● WHAT TO PRODUCE
An exact copy of all the data is required, with pictures left out.

● DATASET SECTION
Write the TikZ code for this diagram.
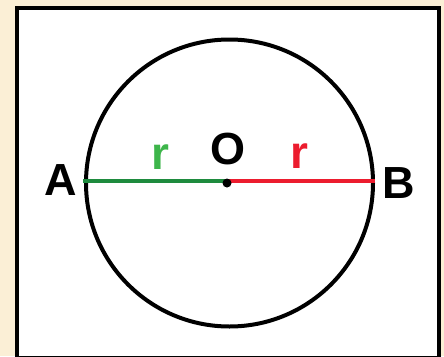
\documentclass[tikz,border=0pt]{standalone}
\usepackage{fontspec}
\setmainfont{Liberation Sans}
\definecolor{paper}{HTML}{FBEFD6}
\definecolor{radgreen}{HTML}{1E8B3E}
\definecolor{lightgreen}{HTML}{3DB54A}
\definecolor{radred}{HTML}{EC1C2E}
\tikzset{
  frame/.style={draw=black, line width=4pt, fill=white},
  ring/.style={draw=black, line width=4pt},
  radius/.style={line width=4.5pt},
  point/.style={font=\fontsize{45}{45}\selectfont\bfseries, text=black, inner sep=0pt},
  rlabel/.style={font=\fontsize{46}{46}\selectfont\bfseries, inner sep=0pt}
}
\begin{document}
\begin{tikzpicture}[x=1pt, y=-1pt]
  \fill[paper] (0,0) rectangle (444,356);
  \useasboundingbox (0,0) rectangle (444,356);
  \clip (0,0) rectangle (444,356);
  \draw[frame] (16.5,7.5) rectangle (438.5,357.5);

  \coordinate (O) at (227,181);
  \coordinate (A) at (83,181);
  \coordinate (B) at (375,181);

  \draw[ring] (229.5,183) circle (143.5);
  \draw[radius, radgreen] (A) -- (O);
  \draw[radius, radred] (O) -- (B);
  \fill[black] (O) ++(0,2) circle (4.5);

  \node[point] (labelA) at (61,180) {A};
  \node[point] (labelB) at (399,183) {B};
  \node[point] (labelO) at (228,149) {O};
  \node[rlabel, text=lightgreen] (rleft) at (160,157) {r};
  \node[rlabel, text=radred] (rright) at (299,156) {r};
\end{tikzpicture}
\end{document}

● ANSWER FOR THIS EXERCISE
Write the TikZ code for this diagram.
\documentclass[tikz,border=0pt]{standalone}
\usepackage{fontspec}
\setmainfont{Liberation Sans}
\definecolor{paper}{HTML}{FBEFD6}
\definecolor{radgreen}{HTML}{1E8B3E}
\definecolor{lightgreen}{HTML}{3DB54A}
\definecolor{radred}{HTML}{EC1C2E}
\tikzset{
  frame/.style={draw=black, line width=4pt, fill=white},
  ring/.style={draw=black, line width=4pt},
  radius/.style={line width=4.5pt},
  point/.style={font=\fontsize{45}{45}\selectfont\bfseries, text=black, inner sep=0pt},
  rlabel/.style={font=\fontsize{46}{46}\selectfont\bfseries, inner sep=0pt}
}
\begin{document}
\begin{tikzpicture}[x=1pt, y=-1pt]
  \fill[paper] (0,0) rectangle (444,356);
  \useasboundingbox (0,0) rectangle (444,356);
  \clip (0,0) rectangle (444,356);
  \draw[frame] (16.5,7.5) rectangle (438.5,357.5);

  \coordinate (O) at (227,181);
  \coordinate (A) at (83,181);
  \coordinate (B) at (375,181);

  \draw[ring] (229.5,183) circle (143.5);
  \draw[radius, radgreen] (A) -- (O);
  \draw[radius, radred] (O) -- (B);
  \fill[black] (O) ++(0,2) circle (4.5);

  \node[point] (labelA) at (61,180) {A};
  \node[point] (labelB) at (399,183) {B};
  \node[point] (labelO) at (228,149) {O};
  \node[rlabel, text=lightgreen] (rleft) at (160,157) {r};
  \node[rlabel, text=radred] (rright) at (299,156) {r};
\end{tikzpicture}
\end{document}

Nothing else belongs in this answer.